Scott calls for reconsideration of societal view of feminism

In a speech yesterday, Joan Scott, professor of Social Sciences at Princeton University, urged people to reconsider the way society views feminism.

Scott spoke about her recent book "'Women Who Have Only Paradoxes to Offer:' French Feminists, 1789-1944" to faculty and students yesterday afternoon.

"The book is an attempt to rethink the history of feminism," she said.

She said one of the paradoxes of feminism is the need to both accept and refuse sexual differences.

Universalist discourses, such as individualism lead to feminism, she said. Throughout history, society has "equated individuality with masculinity," she said.

Scott said the concept of "abstract individualism," which was the basis for the ideas of numerous revolutionary philosophers, fostered the notion that "for this self to exist, there had to be an other to set the boundaries of existence." She said the female was "the other" rather than the individual, and therefore confirmed male individuality.

In her book Scott discusses the individual accomplishments of four women who shaped the evolution of feminism in France.
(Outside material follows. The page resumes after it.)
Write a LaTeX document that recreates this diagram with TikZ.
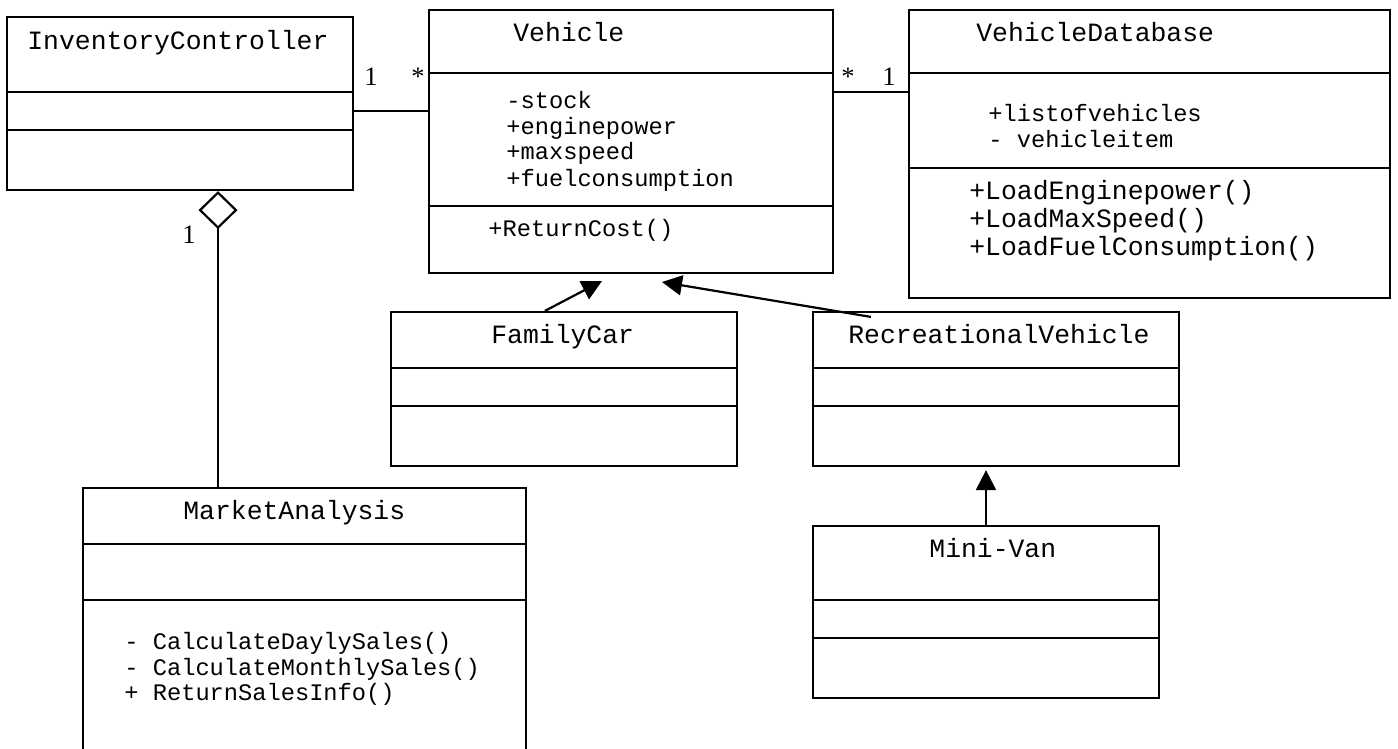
\documentclass[tikz,border=0pt]{standalone}
\usepackage{fontspec}
\setmainfont{Liberation Serif}
\setmonofont{Liberation Mono}
\usetikzlibrary{arrows.meta,fit,calc}

\tikzset{
  umlbox/.style={draw, line width=1.1pt, inner sep=0pt},
  sep/.style={line width=1.1pt},
  conn/.style={line width=1.1pt},
  inherit/.style={conn, -{Triangle[length=10pt,width=10pt]}},
  aggr/.style={conn, -{Diamond[open,length=19pt,width=19.5pt]}},
  big/.style={font=\fontsize{13.2}{14.25}\selectfont\ttfamily, anchor=base west, inner sep=0pt},
  small/.style={font=\fontsize{11.85}{12.85}\selectfont\ttfamily, anchor=base west, inner sep=0pt},
  mult/.style={font=\fontsize{13.3}{14}\selectfont, anchor=base west, inner sep=0pt},
}

\begin{document}
\begin{tikzpicture}[x=0.5pt, y=-0.5pt]
\useasboundingbox (0,0) rectangle (1398,749);
\clip (0,0) rectangle (1398,749);
\fill[white] (0,0) rectangle (1398,749);

% InventoryController
\node[umlbox, fit={(7,17) (353,190)}] (ic) {};
\draw[sep] (ic.west |- 0,92) -- (ic.east |- 0,92);
\draw[sep] (ic.west |- 0,130) -- (ic.east |- 0,130);
\node[big] (icT) at (27,50) {InventoryController};

% Vehicle
\node[umlbox, fit={(429,10) (833,273)}] (veh) {};
\draw[sep] (veh.west |- 0,73) -- (veh.east |- 0,73);
\draw[sep] (veh.west |- 0,206) -- (veh.east |- 0,206);
\node[big] (vehT) at (513,42) {Vehicle};
\node[small] (vehA1) at (506,109) {-stock};
\node[small] (vehA2) at (506,134.5) {+enginepower};
\node[small] (vehA3) at (506,160) {+maxspeed};
\node[small] (vehA4) at (506,186) {+fuelconsumption};
\node[small] (vehM1) at (488,236) {+ReturnCost()};

% VehicleDatabase
\node[umlbox, fit={(909,10) (1390,298)}] (db) {};
\draw[sep] (db.west |- 0,73) -- (db.east |- 0,73);
\draw[sep] (db.west |- 0,168) -- (db.east |- 0,168);
\node[big] (dbT) at (976,42) {VehicleDatabase};
\node[small] (dbA1) at (988,122) {+listofvehicles};
\node[small] (dbA2) at (988,148) {- vehicleitem};
\node[big] (dbM1) at (969,199) {+LoadEnginepower()};
\node[big] (dbM2) at (969,227.5) {+LoadMaxSpeed()};
\node[big] (dbM3) at (969,256) {+LoadFuelConsumption()};

% FamilyCar
\node[umlbox, fit={(391,312) (737,466)}] (fc) {};
\draw[sep] (fc.west |- 0,368) -- (fc.east |- 0,368);
\draw[sep] (fc.west |- 0,406) -- (fc.east |- 0,406);
\node[big] (fcT) at (491,343) {FamilyCar};

% RecreationalVehicle
\node[umlbox, fit={(813,312) (1179,466)}] (rv) {};
\draw[sep] (rv.west |- 0,368) -- (rv.east |- 0,368);
\draw[sep] (rv.west |- 0,406) -- (rv.east |- 0,406);
\node[big] (rvT) at (848,343) {RecreationalVehicle};

% Mini-Van
\node[umlbox, fit={(813,526) (1159,698)}] (mv) {};
\draw[sep] (mv.west |- 0,600) -- (mv.east |- 0,600);
\draw[sep] (mv.west |- 0,638) -- (mv.east |- 0,638);
\node[big] (mvT) at (929,557) {Mini-Van};

% MarketAnalysis (runs past the lower edge)
\node[umlbox, fit={(83,488) (526,770)}] (ma) {};
\draw[sep] (ma.west |- 0,544) -- (ma.east |- 0,544);
\draw[sep] (ma.west |- 0,600) -- (ma.east |- 0,600);
\node[big] (maT) at (183,519) {MarketAnalysis};
\node[small] (maM1) at (124,649) {- CalculateDaylySales()};
\node[small] (maM2) at (124,675) {- CalculateMonthlySales()};
\node[small] (maM3) at (124,700) {+ ReturnSalesInfo()};

% associations
\draw[conn] (ic.east |- 0,111) -- (veh.west |- 0,111);
\draw[conn] (veh.east |- 0,92) -- (db.west |- 0,92);
\node[mult] (m1) at (364,86) {1};
\node[mult] (m2) at (411,86) {*};
\node[mult] (m3) at (841,86) {*};
\node[mult] (m4) at (882,86) {1};

% aggregation
\draw[aggr] (218,0 |- ma.north) -- (218,0 |- ic.south);
\node[mult] (m5) at (182,243) {1};

% generalisations
\coordinate (fcTip) at (602,281);
\coordinate (rvTip) at (662,282);
\draw[inherit] ($(fc.north west)+(155,0)$) -- (fcTip);
\draw[inherit] ($(rv.north west)+(59,6)$) -- (rvTip);
\draw[inherit] (mv.north) -- ($(mv.north |- rv.south)+(0,3)$);
\end{tikzpicture}
\end{document}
They include Olympe de Gouges, an outspoken feminist during the French Revolution; Jeanne Deroin, who argued during the revolution of 1848 about the differences and similarities between the sexes; Hubertine Auclert, a suffragist during the Third Republic in France and Madeleine Pelletier, a psychiatrist and suffragist during the late 19th and early 20th centuries, Scott said.

She said examining the activities of individual feminists helped her to do "close readings" of history.

Scott said the feminists revealed faults of repressed ideological systems.

She said Auclert believed in the use of persuasion and logic, not force, in advancing the equality of women.

But that in itself was a paradox, since the contemporary view of women claimed they were illogical, she said.

"The concepts of feminists were rooted in their time," Scott said.

She said the four women discussed in the book were ridiculed and mocked by their contemporaries, adding that Gouges was executed for her ideas.

"Feminist paradoxes have often been represented as the results of women's own confusion," she said.

Scott said "the problem is not with feminism," but rather with the "universal discourses" that shape the ideology of the current society.

Later she added that universal discourses can benefit feminism by enabling "women to conceive of themselves as political agents," despite being excluded, she said.

The proportion of women in the French National Assembly is the smallest in a western European democracy, she said.

Scott has written numerous books on the topic of gender relations including "Women, Work, and Family."